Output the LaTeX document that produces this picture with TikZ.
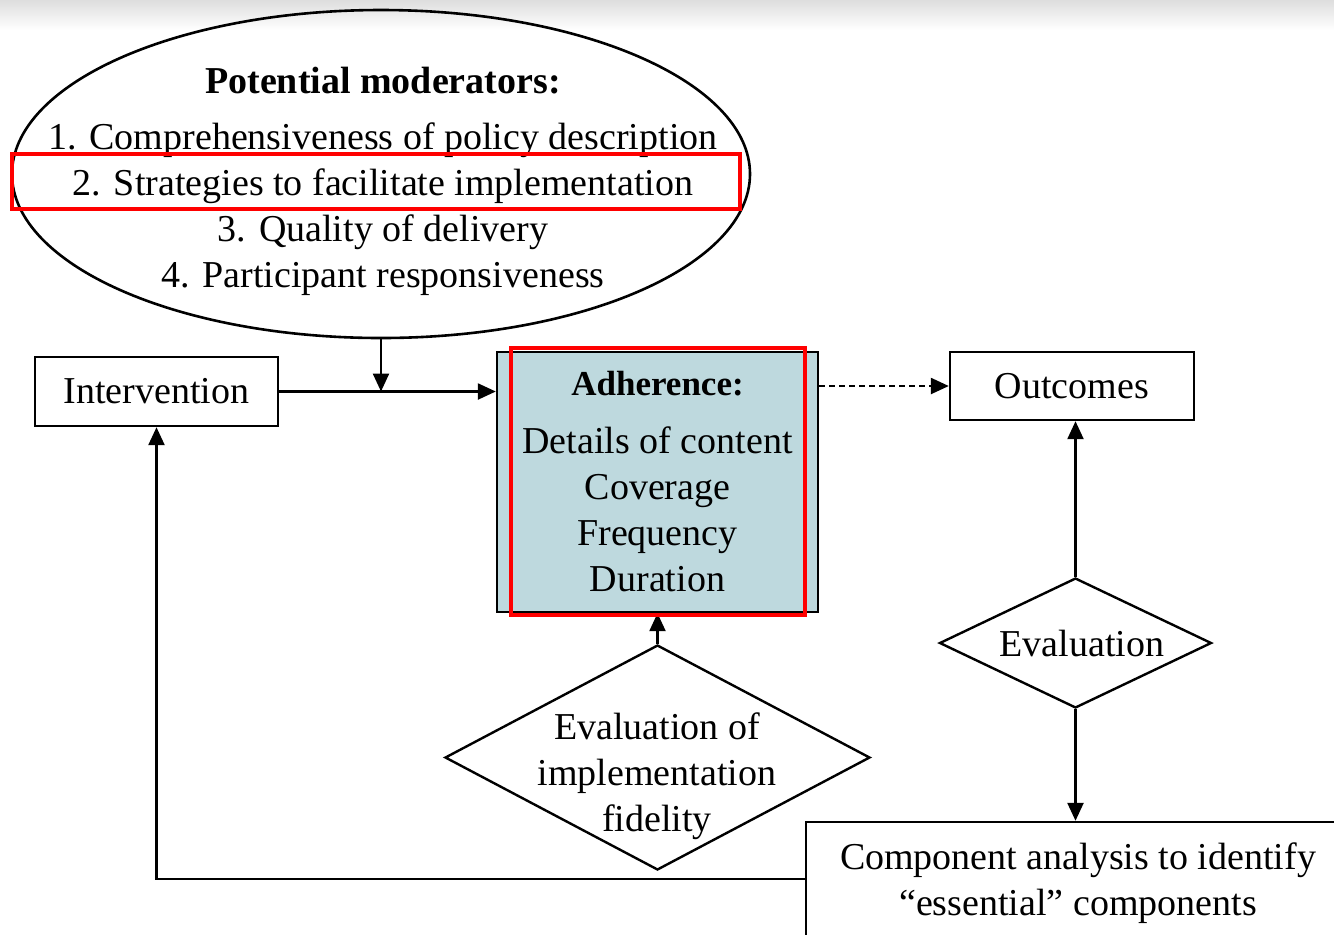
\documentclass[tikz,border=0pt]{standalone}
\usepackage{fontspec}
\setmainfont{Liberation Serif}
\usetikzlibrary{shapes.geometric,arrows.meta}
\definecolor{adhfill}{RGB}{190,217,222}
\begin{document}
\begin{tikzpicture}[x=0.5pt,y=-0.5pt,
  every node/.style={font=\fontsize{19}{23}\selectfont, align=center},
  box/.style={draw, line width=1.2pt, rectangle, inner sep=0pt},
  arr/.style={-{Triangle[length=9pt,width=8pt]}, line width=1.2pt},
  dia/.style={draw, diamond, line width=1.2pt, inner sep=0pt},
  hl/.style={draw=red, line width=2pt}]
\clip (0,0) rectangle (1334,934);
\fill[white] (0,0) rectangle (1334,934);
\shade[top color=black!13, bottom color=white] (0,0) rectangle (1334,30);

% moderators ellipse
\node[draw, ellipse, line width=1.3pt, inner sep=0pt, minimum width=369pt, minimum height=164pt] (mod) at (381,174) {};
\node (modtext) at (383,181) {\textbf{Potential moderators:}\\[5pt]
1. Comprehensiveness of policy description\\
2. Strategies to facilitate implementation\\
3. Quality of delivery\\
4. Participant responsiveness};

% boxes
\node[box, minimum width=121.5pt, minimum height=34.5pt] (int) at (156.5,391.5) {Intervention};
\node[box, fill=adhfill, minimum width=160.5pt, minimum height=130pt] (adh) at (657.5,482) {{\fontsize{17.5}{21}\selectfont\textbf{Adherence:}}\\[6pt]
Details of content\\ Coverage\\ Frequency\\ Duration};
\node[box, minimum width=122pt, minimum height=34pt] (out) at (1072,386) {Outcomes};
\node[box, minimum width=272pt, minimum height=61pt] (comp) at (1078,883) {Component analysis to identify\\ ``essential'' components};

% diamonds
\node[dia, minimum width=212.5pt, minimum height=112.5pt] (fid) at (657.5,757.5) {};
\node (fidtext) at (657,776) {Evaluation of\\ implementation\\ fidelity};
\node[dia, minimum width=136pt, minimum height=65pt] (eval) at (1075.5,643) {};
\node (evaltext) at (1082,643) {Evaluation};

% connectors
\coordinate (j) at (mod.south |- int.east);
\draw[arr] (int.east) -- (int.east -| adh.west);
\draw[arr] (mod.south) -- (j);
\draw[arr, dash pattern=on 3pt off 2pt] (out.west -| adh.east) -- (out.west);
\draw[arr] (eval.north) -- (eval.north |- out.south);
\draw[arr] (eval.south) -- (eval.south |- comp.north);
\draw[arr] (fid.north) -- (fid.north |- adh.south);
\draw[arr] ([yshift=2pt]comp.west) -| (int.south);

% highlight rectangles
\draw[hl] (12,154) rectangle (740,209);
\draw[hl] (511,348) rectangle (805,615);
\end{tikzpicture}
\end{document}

Prompt —
Output an exact copy of the material, with the pictures removed.

The completed task —
Output the LaTeX document that produces this picture with TikZ.
\documentclass[tikz,border=0pt]{standalone}
\usepackage{fontspec}
\setmainfont{Liberation Serif}
\usetikzlibrary{shapes.geometric,arrows.meta}
\definecolor{adhfill}{RGB}{190,217,222}
\begin{document}
\begin{tikzpicture}[x=0.5pt,y=-0.5pt,
  every node/.style={font=\fontsize{19}{23}\selectfont, align=center},
  box/.style={draw, line width=1.2pt, rectangle, inner sep=0pt},
  arr/.style={-{Triangle[length=9pt,width=8pt]}, line width=1.2pt},
  dia/.style={draw, diamond, line width=1.2pt, inner sep=0pt},
  hl/.style={draw=red, line width=2pt}]
\clip (0,0) rectangle (1334,934);
\fill[white] (0,0) rectangle (1334,934);
\shade[top color=black!13, bottom color=white] (0,0) rectangle (1334,30);

% moderators ellipse
\node[draw, ellipse, line width=1.3pt, inner sep=0pt, minimum width=369pt, minimum height=164pt] (mod) at (381,174) {};
\node (modtext) at (383,181) {\textbf{Potential moderators:}\\[5pt]
1. Comprehensiveness of policy description\\
2. Strategies to facilitate implementation\\
3. Quality of delivery\\
4. Participant responsiveness};

% boxes
\node[box, minimum width=121.5pt, minimum height=34.5pt] (int) at (156.5,391.5) {Intervention};
\node[box, fill=adhfill, minimum width=160.5pt, minimum height=130pt] (adh) at (657.5,482) {{\fontsize{17.5}{21}\selectfont\textbf{Adherence:}}\\[6pt]
Details of content\\ Coverage\\ Frequency\\ Duration};
\node[box, minimum width=122pt, minimum height=34pt] (out) at (1072,386) {Outcomes};
\node[box, minimum width=272pt, minimum height=61pt] (comp) at (1078,883) {Component analysis to identify\\ ``essential'' components};

% diamonds
\node[dia, minimum width=212.5pt, minimum height=112.5pt] (fid) at (657.5,757.5) {};
\node (fidtext) at (657,776) {Evaluation of\\ implementation\\ fidelity};
\node[dia, minimum width=136pt, minimum height=65pt] (eval) at (1075.5,643) {};
\node (evaltext) at (1082,643) {Evaluation};

% connectors
\coordinate (j) at (mod.south |- int.east);
\draw[arr] (int.east) -- (int.east -| adh.west);
\draw[arr] (mod.south) -- (j);
\draw[arr, dash pattern=on 3pt off 2pt] (out.west -| adh.east) -- (out.west);
\draw[arr] (eval.north) -- (eval.north |- out.south);
\draw[arr] (eval.south) -- (eval.south |- comp.north);
\draw[arr] (fid.north) -- (fid.north |- adh.south);
\draw[arr] ([yshift=2pt]comp.west) -| (int.south);

% highlight rectangles
\draw[hl] (12,154) rectangle (740,209);
\draw[hl] (511,348) rectangle (805,615);
\end{tikzpicture}
\end{document}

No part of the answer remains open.